On a morning crisp in its chill, the autumnal clock stirs as colors flow through the veins of leaves in tall stands of trees, saturating them with a last breath of summer. I step outside for a walk behind the house. I can see my breath bend in the cold air and hear the trees’ tired backs creak. Rubbing my hands together, I blow my coffee-soaked breath into them to keep warm. On a path trodden over time by deer, I step deliberately, careful to avoid disturbing the last of the ferns and the brown green mosses, the lichens of gray, blue and silver, all beginning their hibernation for the season. I make my way down the path to the bank of a stream that runs from one end of the property, past my home and out to the ocean. I gaze on a small waterfall recalling childhood moments and imagine my toy soldiers bobbing with heads up, cascading one by one over the waterfall, downstream, and out to the ocean.

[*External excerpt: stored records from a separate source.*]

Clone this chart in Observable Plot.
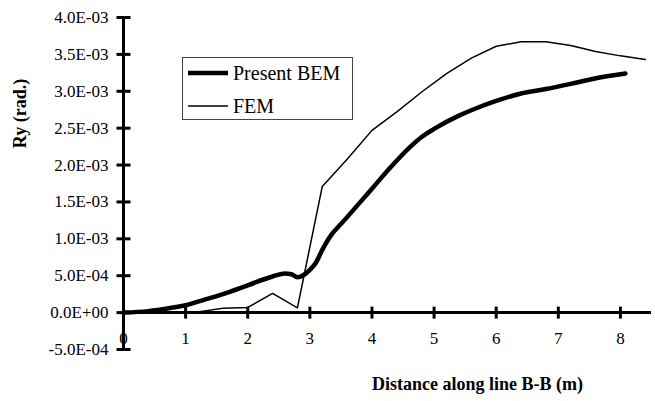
<!DOCTYPE html>
<html>
<head>
<meta charset="utf-8">
<script src="https://cdn.jsdelivr.net/npm/d3@7"></script>
<script src="https://cdn.jsdelivr.net/npm/@observablehq/plot@0.6"></script>
<style>
  html, body { margin: 0; padding: 0; background: #fff; }
  #wrap { position: relative; width: 655px; height: 401px; font-family: "Liberation Serif", "Times New Roman", serif; }
  #legend { position: absolute; left: 182px; top: 57px; width: 171px; height: 63px; box-sizing: border-box;
            border: 1px solid #444; background: #fff; }
  .row { position: absolute; left: 4px; display: flex; align-items: center; font-size: 20px; color: #000; }
  .row svg { margin-right: 4px; }
</style>
</head>
<body>
<div id="wrap"><div id="legend"></div></div>
<script>
// ---- data ----
const seriesNames = ["Present BEM", "FEM"];
const bemX = [0, 0.4, 0.8, 1.0, 1.2, 1.6, 2.0, 2.4, 2.6, 2.7, 2.8, 2.9, 3.0, 3.1, 3.2, 3.36, 3.5, 4.0, 4.3, 4.62, 4.8, 5.0, 5.4, 5.59, 6.0, 6.4, 6.8, 7.2, 7.57, 8.08];
const bemY = [0, 0.00002, 0.00007, 0.0001, 0.00015, 0.00025, 0.00037, 0.00049, 0.00053, 0.00052, 0.00048, 0.00051, 0.00058, 0.00068, 0.00085, 0.00107, 0.0012, 0.00168, 0.00197, 0.00225, 0.00238, 0.00249, 0.00267, 0.00274, 0.00287, 0.00297, 0.00303, 0.0031, 0.00317, 0.00324];
const femX = [0, 0.4, 0.8, 1.2, 1.6, 2.0, 2.4, 2.8, 3.2, 3.6, 4.0, 4.4, 4.8, 5.2, 5.6, 6.0, 6.4, 6.8, 7.2, 7.6, 8.0, 8.4];
const femY = [0, 0, 0, 0.00001, 0.00006, 0.00007, 0.00026, 0.000065, 0.00171, 0.00208, 0.00247, 0.00272, 0.00299, 0.00324, 0.00345, 0.00361, 0.00367, 0.00367, 0.00362, 0.00354, 0.00348, 0.00343];
const xTicks = [0, 1, 2, 3, 4, 5, 6, 7, 8];
const xDomain = [0, 8.5];
const yTicks = [-0.0005, 0, 0.0005, 0.001, 0.0015, 0.002, 0.0025, 0.003, 0.0035, 0.004];
const xTitle = "Distance along line B-B (m)";
const yTitle = "Ry (rad.)";

// ---- build ----
const bem = bemX.map((x, i) => ({x, y: bemY[i]}));
const fem = femX.map((x, i) => ({x, y: femY[i]}));
const fmtE = v => {
  const s = d3.format(".1e")(v).replace(/\u2212/g, "-");
  const [m, ex] = s.split("e");
  const sign = ex[0] === "-" ? "-" : "+";
  return m + "E" + sign + String(Math.abs(+ex)).padStart(2, "0");
};
const hTick = {draw(ctx) { ctx.moveTo(-7, 0); ctx.lineTo(7, 0); }};
const vTick = {draw(ctx) { ctx.moveTo(0, -6); ctx.lineTo(0, 6); }};
const font = '"Liberation Serif", "Times New Roman", serif';

const chart = Plot.plot({
  width: 655, height: 401,
  marginLeft: 123, marginRight: 4, marginTop: 17, marginBottom: 52,
  x: {domain: xDomain, axis: null},
  y: {domain: [yTicks[0], yTicks[yTicks.length - 1]], axis: null},
  style: {fontFamily: font, background: "#fff", color: "#000", overflow: "visible"},
  marks: [
    Plot.ruleX([0], {y1: yTicks[0], y2: yTicks[yTicks.length - 1], stroke: "#000", strokeWidth: 3}),
    Plot.ruleY([0], {x1: xDomain[0], x2: xDomain[1], stroke: "#000", strokeWidth: 3}),
    Plot.dot(yTicks, {x: 0, y: d => d, symbol: hTick, fill: "none", stroke: "#000", strokeWidth: 3}),
    Plot.dot(xTicks.filter(d => d > 0), {x: d => d, y: 0, symbol: vTick, fill: "none", stroke: "#000", strokeWidth: 3}),
    Plot.text(yTicks, {x: 0, y: d => d, text: fmtE, textAnchor: "end", dx: -15, fontSize: 17, fill: "#000"}),
    Plot.text(xTicks, {x: d => d, y: 0, text: d => String(d), dy: 26, fontSize: 17, fill: "#000"}),
    Plot.line(fem, {x: "x", y: "y", stroke: "#000", strokeWidth: 1.5}),
    Plot.line(bem, {x: "x", y: "y", stroke: "#000", strokeWidth: 4.5, curve: "monotone-x"}),
    Plot.text([yTitle], {frameAnchor: "top-left", dx: -110, dy: 96, rotate: -90, fontSize: 18, fontWeight: "bold", textAnchor: "middle", fill: "#000"}),
    Plot.text([xTitle], {frameAnchor: "bottom-left", dx: 354, dy: 40, fontSize: 18, fontWeight: "bold", textAnchor: "middle", fill: "#000"})
  ]
});
document.getElementById("wrap").prepend(chart);

// legend
const legend = document.getElementById("legend");
const widths = [4.5, 1.5];
seriesNames.forEach((name, i) => {
  const row = document.createElement("div");
  row.className = "row";
  row.style.top = (i === 0 ? 3 : 36) + "px";
  row.innerHTML = `<svg width="42" height="24"><line x1="1" x2="41" y1="12" y2="12" stroke="#000" stroke-width="${widths[i]}"/></svg><span>${name}</span>`;
  legend.appendChild(row);
});
</script>
</body>
</html>
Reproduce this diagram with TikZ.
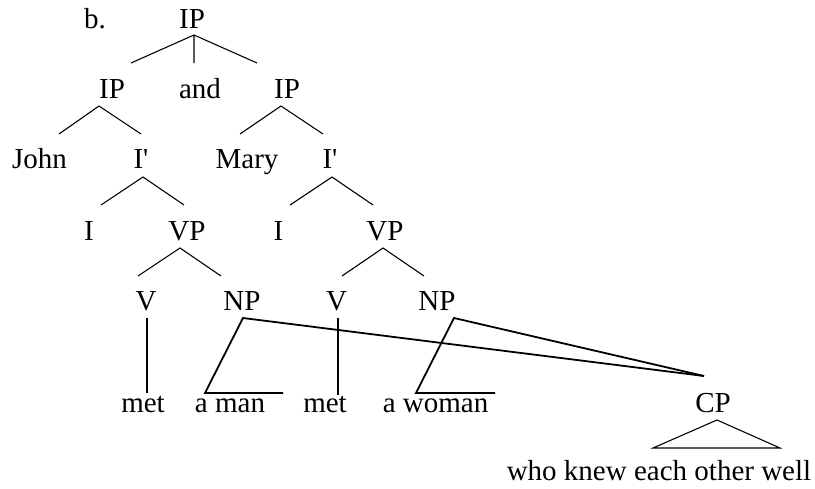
\documentclass[tikz,border=0pt]{standalone}
\usepackage{fontspec}
\setmainfont{Liberation Serif}
\begin{document}
\begin{tikzpicture}[x=1pt,y=-1pt,
  lbl/.style={anchor=base,inner sep=0pt,font=\fontsize{29}{31}\selectfont},
  thin/.style={line width=1.1pt},
  thick/.style={line width=1.8pt,line join=miter}]
\useasboundingbox (0,0) rectangle (815,488);
% labels
\node[lbl] (b) at (95,28) {b.};
\node[lbl] (ip0) at (192,28) {IP};
\node[lbl] (ipL) at (112,98) {IP};
\node[lbl] (and) at (200,98) {and};
\node[lbl] (ipR) at (287,98) {IP};
\node[lbl] (john) at (39.5,168) {John};
\node[lbl] (ibL) at (141,168) {I\textquotesingle};
\node[lbl] (mary) at (247,168) {Mary};
\node[lbl] (ibR) at (330,168) {I\textquotesingle};
\node[lbl] (iL) at (89,240) {I};
\node[lbl] (vpL) at (187,240) {VP};
\node[lbl] (iR) at (278.5,240) {I};
\node[lbl] (vpR) at (385,240) {VP};
\node[lbl] (vL) at (146,310) {V};
\node[lbl] (npL) at (242,310) {NP};
\node[lbl] (vR) at (336.5,310) {V};
\node[lbl] (npR) at (437,310) {NP};
\node[lbl] (metL) at (143,412) {met};
\node[lbl] (aman) at (230,412) {a man};
\node[lbl] (metR) at (325,412) {met};
\node[lbl] (awoman) at (435.5,412) {a woman};
\node[lbl] (cp) at (713,412) {CP};
\node[lbl] (who) at (659,480) {who knew each other well};
% connector points
\coordinate (ip0a) at (194,35);
\coordinate (ipLt) at (131,63);
\coordinate (andt) at (194,63);
\coordinate (ipRt) at (257,63);
\coordinate (ipLa) at (99,106);
\coordinate (johnt) at (59,134);
\coordinate (ibLt) at (141,134);
\coordinate (ipRa) at (281,106);
\coordinate (maryt) at (240,134);
\coordinate (ibRt) at (323,134);
\coordinate (ibLa) at (143,177);
\coordinate (iLt) at (101,205);
\coordinate (vpLt) at (184,205);
\coordinate (ibRa) at (332,177);
\coordinate (iRt) at (290,205);
\coordinate (vpRt) at (373,205);
\coordinate (vpLa) at (180,248);
\coordinate (vLt) at (138,276);
\coordinate (npLt) at (221,276);
\coordinate (vpRa) at (383,248);
\coordinate (vRt) at (342,276);
\coordinate (npRt) at (424,276);
\coordinate (vLa) at (147,318);
\coordinate (metLt) at (147,393);
\coordinate (vRa) at (338,318);
\coordinate (metRt) at (338,395);
\coordinate (npLa) at (243,318);
\coordinate (amanl) at (205,393);
\coordinate (amanr) at (283,393);
\coordinate (npRa) at (454,318);
\coordinate (awomanl) at (416,393);
\coordinate (awomanr) at (495,393);
\coordinate (cpt) at (704,376);
\coordinate (cpa) at (717,420);
\coordinate (whol) at (653,448);
\coordinate (whor) at (780,448);
% branches
\draw[thin] (ipLt) -- (ip0a) -- (ipRt) (ip0a) -- (andt);
\draw[thin] (johnt) -- (ipLa) -- (ibLt);
\draw[thin] (maryt) -- (ipRa) -- (ibRt);
\draw[thin] (iLt) -- (ibLa) -- (vpLt);
\draw[thin] (iRt) -- (ibRa) -- (vpRt);
\draw[thin] (vLt) -- (vpLa) -- (npLt);
\draw[thin] (vRt) -- (vpRa) -- (npRt);
\draw[thick] (vLa) -- (metLt);
\draw[thick] (vRa) -- (metRt);
\draw[thick] (amanr) -- (amanl) -- (npLa) -- (cpt);
\draw[thick] (awomanr) -- (awomanl) -- (npRa) -- (cpt);
\draw[thin] (cpa) -- (whol) -- (whor) -- cycle;
\end{tikzpicture}
\end{document}
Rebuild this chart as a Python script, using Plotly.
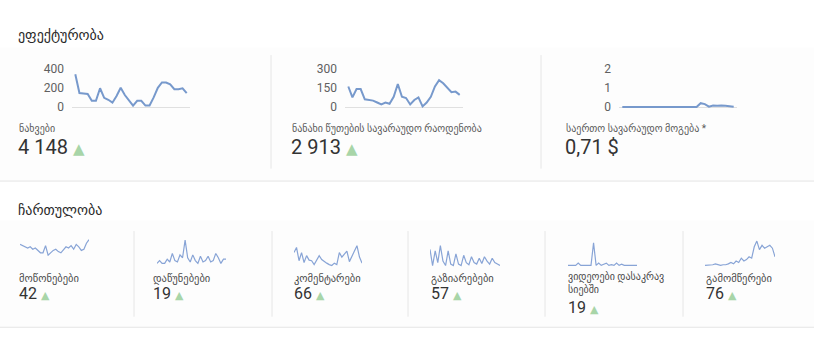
import plotly.graph_objects as go

W, H = 814, 339
days = list(range(28))

# ---- data ----
views = [340, 145, 140, 135, 65, 65, 195, 95, 75, 45, 115, 200, 125, 65,
         15, 65, 65, 15, 15, 100, 200, 255, 255, 235, 185, 185, 195, 145]
watch_minutes = [160, 75, 140, 140, 60, 55, 50, 35, 20, 35, 25, 80, 180, 80,
                 70, 20, 55, 75, 5, 35, 80, 160, 210, 185, 150, 115, 120, 95]
revenue = [0, 0, 0, 0, 0, 0, 0, 0, 0, 0, 0, 0, 0, 0,
           0, 0, 0, 0, 0, 0.2, 0.15, 0.02, 0.08, 0.06, 0.08, 0.06, 0.05, 0.01]
likes = [6, 5.5, 5, 4.5, 5, 4, 4.5, 3.5, 2.5, 2.5, 5.5, 1.5, 2.5, 3.5,
         4, 3, 2.5, 4, 5, 4.5, 5.5, 4, 6, 5, 3.5, 4, 6.5, 8]
dislikes = [0, 10, 0, 0, 15, 5, 35, 10, 5, 30, 20, 82, 20, 5,
            30, 10, 0, 25, 5, 10, 25, 5, 10, 35, 20, 0, 15, 15]
comments = [50, 67, 23, 50, 17, 40, 25, 23, 10, 25, 40, 27, 20, 15,
            10, 7, 15, 10, 50, 35, 45, 55, 20, 40, 55, 73, 35, 15]
shares = [60, 5, 55, 15, 73, 20, 5, 55, 10, 5, 45, 10, 5, 40,
          15, 8, 35, 15, 10, 30, 12, 35, 20, 10, 30, 15, 10, 5]
playlist_adds = [0, 0, 0, 0, 1, 0, 0, 0, 0, 0, 10, 0, 1, 0,
                 0.5, 1, 0, 0.3, 0, 1, 0, 0.5, 0, 0, 0, 0, 0, 0]
subscribers = [0, 0, 0, 2, 5, 3, 0, 2, 2, 5, 10, 5, 15, 10,
               25, 15, 20, 30, 25, 65, 85, 55, 70, 60, 65, 70, 60, 30]

section_titles = ["ეფექტურობა", "ჩართულობა"]
top_labels = ["ნახვები", "ნანახი წუთების სავარაუდო რაოდენობა", "საერთო სავარაუდო მოგება *"]
top_totals = ["4 148", "2 913", "0,71 $"]
top_up = [True, True, False]
top_ticks = [[0, 200, 400], [0, 150, 300], [0, 1, 2]]

bottom_labels = ["მოწონებები", "დაწუნებები", "კომენტარები", "გაზიარებები",
                 "ვიდეოები დასაკრავ<br>სიებში", "გამომწერები"]
bottom_totals = ["42", "19", "66", "57", "19", "76"]

# ---- layout helpers ----
def fx(p):
    return p / W

def fy(p):
    return 1 - p / H

LINE = "#7799cc"
LINE2 = "#88a4d6"
GREEN = "#a8d5a8"
FONT = "Roboto, DejaVu Sans, sans-serif"

fig = go.Figure()
layout = dict(width=W, height=H, margin=dict(l=0, r=0, t=0, b=0),
              paper_bgcolor="white", plot_bgcolor="rgba(0,0,0,0)",
              showlegend=False, font=dict(family=FONT))

shapes = []
annotations = []

# card backgrounds
shapes.append(dict(type="rect", xref="paper", yref="paper", x0=0, x1=1,
                   y0=fy(180), y1=fy(42), fillcolor="#fdfdfd", line_width=0, layer="below"))
shapes.append(dict(type="rect", xref="paper", yref="paper", x0=0, x1=1,
                   y0=fy(332), y1=fy(222), fillcolor="#fdfdfd", line_width=0, layer="below"))
# horizontal separators
for yy in (181, 333):
    shapes.append(dict(type="line", xref="paper", yref="paper", x0=0, x1=1,
                       y0=fy(yy), y1=fy(yy), line=dict(color="#e3e3e3", width=1)))
# top vertical separators
for xx in (271, 541):
    shapes.append(dict(type="line", xref="paper", yref="paper", x0=fx(xx), x1=fx(xx),
                       y0=fy(168), y1=fy(50), line=dict(color="#e6e6e6", width=1)))
# bottom vertical separators
for xx in (134, 272, 408, 545, 683):
    shapes.append(dict(type="line", xref="paper", yref="paper", x0=fx(xx), x1=fx(xx),
                       y0=fy(322), y1=fy(233), line=dict(color="#e6e6e6", width=1)))

# section titles
for t, yy in zip(section_titles, (29, 211)):
    annotations.append(dict(text=t, xref="paper", yref="paper", x=fx(16), y=fy(yy),
                            xanchor="left", yanchor="middle", align="left", showarrow=False,
                            font=dict(size=14, color="#2a2a2a", family=FONT)))

# ---- top charts ----
top_series = [views, watch_minutes, revenue]
top_dom_x = [(72, 190), (345, 463), (619, 737)]
top_text_x = [17, 290, 564]
for i, (ser, dx, ticks) in enumerate(zip(top_series, top_dom_x, top_ticks)):
    n = i + 1
    xa = "x" if n == 1 else f"x{n}"
    ya = "y" if n == 1 else f"y{n}"
    fig.add_trace(go.Scatter(x=days, y=ser, mode="lines", xaxis=xa, yaxis=ya,
                             line=dict(color=LINE, width=2), hoverinfo="skip"))
    top = ticks[-1]
    layout["xaxis" if n == 1 else f"xaxis{n}"] = dict(
        domain=[fx(dx[0]), fx(dx[1])], range=[-0.8, 27.8], anchor=ya,
        showgrid=False, zeroline=False, showline=False, showticklabels=False, ticks="")
    layout["yaxis" if n == 1 else f"yaxis{n}"] = dict(
        domain=[fy(105), fy(64)], range=[-0.025 * top, top], anchor=xa,
        tickvals=ticks, showgrid=False, zeroline=True, zerolinecolor="#e0e0e0",
        zerolinewidth=1, showline=False, ticks="", ticklabelstandoff=7,
        tickfont=dict(size=12, color="#606060", family=FONT))
    annotations.append(dict(text=top_labels[i], xref="paper", yref="paper",
                            x=fx(top_text_x[i]), y=fy(127), xanchor="left", yanchor="middle",
                            align="left", showarrow=False,
                            font=dict(size=10, color="#5a5a5a", family=FONT)))
    tot = top_totals[i]
    if top_up[i]:
        tot += f" <span style='color:{GREEN};font-size:15px'>▲</span>"
    annotations.append(dict(text=tot, xref="paper", yref="paper",
                            x=fx(top_text_x[i] - 1), y=fy(146), xanchor="left", yanchor="middle",
                            align="left", showarrow=False,
                            font=dict(size=20, color="#333333", family=FONT)))

# ---- bottom sparklines ----
bottom_series = [likes, dislikes, comments, shares, playlist_adds, subscribers]
bot_dom_x = [(20, 89), (157, 226), (294, 362), (430, 500), (568, 637), (705, 775)]
bot_dom_y = [(241, 259), (241, 268), (247, 270), (247, 270), (244, 270), (242, 270)]
bot_text_x = [17, 151, 292, 429, 566, 704]
for j, ser in enumerate(bottom_series):
    n = j + 4
    xa, ya = f"x{n}", f"y{n}"
    fig.add_trace(go.Scatter(x=days, y=ser, mode="lines", xaxis=xa, yaxis=ya,
                             line=dict(color=LINE2, width=1.2), hoverinfo="skip"))
    dx, dy = bot_dom_x[j], bot_dom_y[j]
    layout[f"xaxis{n}"] = dict(domain=[fx(dx[0]), fx(dx[1])], range=[0, 27], anchor=ya,
                               visible=False)
    layout[f"yaxis{n}"] = dict(domain=[fy(dy[1]), fy(dy[0])], anchor=xa, visible=False,
                               autorange=True)
    two_line = "<br>" in bottom_labels[j]
    annotations.append(dict(text=bottom_labels[j], xref="paper", yref="paper",
                            x=fx(bot_text_x[j]), y=fy(272 if two_line else 273),
                            xanchor="left", yanchor="top",
                            align="left", showarrow=False,
                            font=dict(size=10 if two_line else 10.5, color="#4a4a4a", family=FONT)))
    annotations.append(dict(text=bottom_totals[j] + f" <span style='color:{GREEN};font-size:11px'>▲</span>",
                            xref="paper", yref="paper", x=fx(bot_text_x[j]),
                            y=fy(312 if two_line else 298), xanchor="left", yanchor="middle",
                            align="left", showarrow=False,
                            font=dict(size=16, color="#333333", family=FONT)))

layout["shapes"] = shapes
layout["annotations"] = annotations
fig.update_layout(**layout)
fig.write_html("out.html")
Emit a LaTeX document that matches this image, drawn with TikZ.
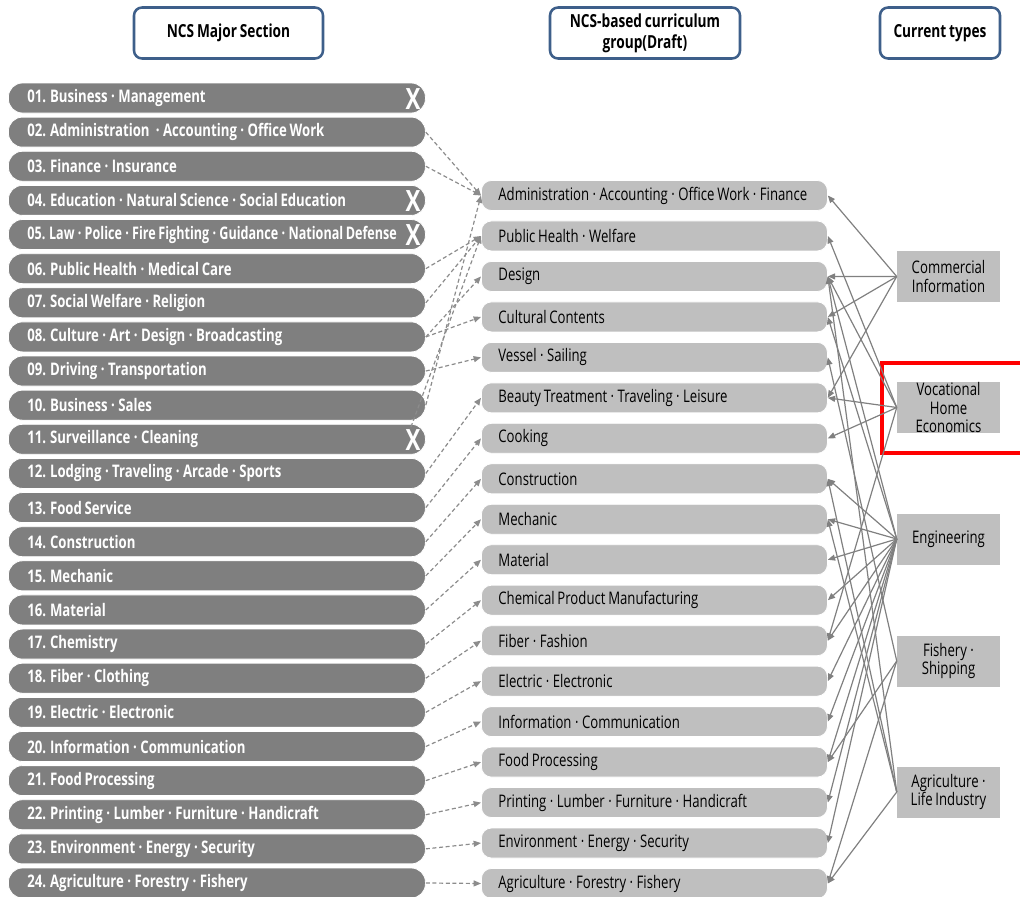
\documentclass[tikz,border=0pt]{standalone}
\usepackage{fontspec}
\setmainfont{Open Sans}[FakeStretch=0.76, WordSpace=0.8]
\usetikzlibrary{arrows.meta}
\newcommand{\sd}{\unskip\hspace{0.2em}·\hspace{0.2em}\ignorespaces}
\definecolor{darkbox}{HTML}{7F7F7F}
\definecolor{lightbox}{HTML}{BFBFBF}
\definecolor{hdrblue}{HTML}{3E5F8A}
\definecolor{linegray}{HTML}{808080}
\definecolor{dashgray}{HTML}{8C8C8C}
\begin{document}
\begin{tikzpicture}[x=0.75pt,y=-0.75pt,
  leftbox/.style={fill=darkbox, draw=white, line width=0.6pt, rounded corners=10.5pt,
    minimum height=22.5pt, minimum width=312.75pt, inner xsep=14.25pt, inner ysep=0pt,
    text=white, font=\fontsize{13}{15}\selectfont\bfseries, anchor=west},
  midbox/.style={fill=lightbox, draw=white, line width=0.6pt, rounded corners=7.5pt,
    minimum height=22.5pt, minimum width=259.5pt, inner xsep=12.75pt, inner ysep=0pt,
    text=black, font=\fontsize{13}{15}\selectfont, anchor=west},
  typebox/.style={fill=lightbox, minimum width=77.25pt, minimum height=38.25pt,
    inner sep=0pt, align=center, font=\fontsize{13}{14}\selectfont},
  hdrbox/.style={draw=hdrblue, fill=white, line width=1.9pt, rounded corners=6pt,
    minimum height=38.25pt, inner sep=0pt, align=center,
    font=\fontsize{13.5}{15.5}\selectfont\bfseries},
  xmark/.style={text=white, inner sep=0pt, font=\fontsize{22}{22}\selectfont\bfseries},
  dasharrow/.style={draw=dashgray, line width=0.9pt, dash pattern=on 3pt off 2pt,
    -{Triangle[length=5.5pt,width=4.5pt]}},
  solidarrow/.style={draw=linegray, line width=0.9pt,
    -{Triangle[length=5.5pt,width=4.5pt]}}
]
\useasboundingbox (0,0) rectangle (1020,896);

% headers
\node[hdrbox, minimum width=141.75pt] (H1) at (228.5,33) {NCS Major Section};
\node[hdrbox, minimum width=142.5pt] (H2) at (645,33) {NCS-based curriculum\\group(Draft)};
\node[hdrbox, minimum width=90pt] (H3) at (940,33) {Current types};

% left boxes
\foreach \i/\t in {
  1/{01. Business \sd Management},
  2/{02. Administration\ \ \sd Accounting \sd Office Work},
  3/{03. Finance \sd Insurance},
  4/{04. Education \sd Natural Science \sd Social Education},
  5/{\scalebox{0.955}[1]{05. Law \sd Police \sd Fire Fighting \sd Guidance \sd National Defense}},
  6/{06. Public Health \sd Medical Care},
  7/{07. Social Welfare \sd Religion},
  8/{08. Culture \sd Art \sd Design \sd Broadcasting},
  9/{09. Driving \sd Transportation},
  10/{10. Business \sd Sales},
  11/{11. Surveillance \sd Cleaning},
  12/{12. Lodging \sd Traveling \sd Arcade \sd Sports},
  13/{13. Food Service},
  14/{14. Construction},
  15/{15. Mechanic},
  16/{16. Material},
  17/{17. Chemistry},
  18/{18. Fiber \sd Clothing},
  19/{19. Electric \sd Electronic},
  20/{20. Information \sd Communication},
  21/{21. Food Processing},
  22/{22. Printing \sd Lumber \sd Furniture \sd Handicraft},
  23/{23. Environment \sd Energy \sd Security},
  24/{24. Agriculture \sd Forestry \sd Fishery}}
  \node[leftbox] (L\i) at (8,{98+34.13*(\i-1)}) {\makebox[284.25pt][l]{\t}};

% X marks
\foreach \i in {1,4,5,11}
  \node[xmark] (X\i) at (413,{99+34.13*(\i-1)}) {X};

% middle boxes
\foreach \i/\t in {
  1/{Administration \sd Accounting \sd Office Work \sd Finance},
  2/{Public Health \sd Welfare},
  3/{Design},
  4/{Cultural Contents},
  5/{Vessel \sd Sailing},
  6/{Beauty Treatment \sd Traveling \sd Leisure},
  7/{Cooking},
  8/{Construction},
  9/{Mechanic},
  10/{Material},
  11/{Chemical Product Manufacturing},
  12/{Fiber \sd Fashion},
  13/{Electric \sd Electronic},
  14/{Information \sd Communication},
  15/{Food Processing},
  16/{Printing \sd Lumber \sd Furniture \sd Handicraft},
  17/{Environment \sd Energy \sd Security},
  18/{Agriculture \sd Forestry \sd Fishery}}
  \node[midbox] (M\i) at (481,{195.5+40.47*(\i-1)}) {\makebox[234pt][l]{\t}};

% current types
\node[typebox] (R1) at (948.5,276.5) {Commercial\\Information};
\node[typebox] (R2) at (948.5,407.5) {Vocational\\Home\\Economics};
\node[typebox] (R3) at (948.5,539) {Engineering};
\node[typebox] (R4) at (948.5,661) {Fishery \sd\\Shipping};
\node[typebox] (R5) at (948.5,792) {Agriculture \sd\\Life Industry};

% red highlight
\draw[red, line width=2.3pt] (882,363) rectangle (1030,453);

% dashed connectors (left -> middle)
\coordinate (L11top) at (411,427);
\foreach \a/\b in {2/1,3/1,6/2,7/2,8/3,8/4,9/5,10/1,12/6,13/7,14/8,15/9,16/10,
  17/11,18/12,19/13,20/14,21/15,22/16,23/17,24/18}
  \draw[dasharrow] (L\a.east) -- (M\b.west);
\draw[dasharrow] (L11top) -- (M2.west);

% solid connectors (types -> middle)
\foreach \r/\m in {1/1,1/3,1/4,1/6,
  2/2,2/3,2/6,2/7,2/12,
  3/3,3/4,3/8,3/9,3/10,3/11,3/12,3/13,3/14,3/15,3/16,3/17,
  4/5,4/15,4/18,
  5/3,5/8,5/9,5/18}
  \draw[solidarrow] (R\r.west) -- (M\m.east);
\end{tikzpicture}
\end{document}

When I was young my grandfather sent one of my uncles down to the city park on a Saturday morning during the summer to lay claim to a small piece. It was clearly eminent domain by way of lawn chairs, blankets, and barbecue grills. And it was here, our large family would gather to enjoy the day.
This was the way it was back then, the occasional family outing along with the sometimes Sunday drive out of the city to nowhere specifically, just as long as it was out of the city. The public park system was the playground of my youth, especially on warm summer days. Some days the entire family gathered by a river just as they would sometimes gather around my grandmother’s kitchen table on Friday nights and on special occasions. This time there was no special occasion, just a family and the idyllic surroundings of green grass, blue sky, and that forever-running river with its loud crashing waterfall.
I knew it was not the sea, and yet, to a young boy living in a city, if the rolling waters of the Atlantic were but a dream, this was it, right here in front of me. It was the sound that first piqued my curiosity and then it was the sight of it that both excited and frightened me.
On days like these, it wasn’t the family, friends or the games we played in the park that garnered my attention; it was the sight and sound of the waterfall. A constant voice in my boyhood ears, the waterfall called me to its edge, taunt me to take that first step deep into the roll of it, into the swift current, into its white-toothed grin. But I always held fast to the riverbank with one foot on the water’s edge and the other rooted to the ground like a wild alder, digging deep, holding on forever.
One day, the wind shifted unexpectedly and came to rest on my shoulders. The feeling was like nothing I had experienced before. Courage perhaps? The light breeze enveloped me, soothed and took me up into its arms, until I found myself standing in the center of the waterfall. As I stood there I could see and hear my childhood swim in eddies all around me, it circled, laughed, and played games. There at my feet, I saw my toy soldiers float by in formation, marching onwards toward the waterfall.
The current was cold and biting on my legs, pushed me with little nibbles, yet I stood there, eyes wide open, heart pounding, screams of play bouncing off the river’s bank. The water against my legs pushes hard, relentless. Its teeth bite cold, but I begin to slowly relax and enjoy this unexpected moment. I am here now and my view of the world from this precarious spot is so different. I catch glimpses of friends and family, past and present, as wave after wave of water flows past me. My toy soldiers bobble by and over the rim they go, into a murky brown and white lather where they are gone. My eyes fill with tears, as I know the adult side of life now awaits me.
This waterfall of my youth is always here in my soul. I can visit it anytime I want, and it will be there, because all of life is about experience. The things we do are imprinted on us forever, and us on them. So, as the water flows down the Jordan and eventually comes to that spot where it rolls over and under itself, my footsteps are still there, a part of me which was given and left there in play, while the waterfall gave me a wonderful memory to keep.
The park is still there, groomed and manicured, and the waterfall still flows though not as forceful as it once did. There are no children making their journey across anymore, leaving years of debris to collect on top of it, slowing its flow. No more footsteps are left there to mature and grow over time. Sadly, when I visit the park it seems smaller than when I was young, and is now mostly used by adults as the open areas of grass have yielded to hard surfaces for walking and biking. And, I am not there anymore. Years later, I am here, in Maine, at our home in the cove.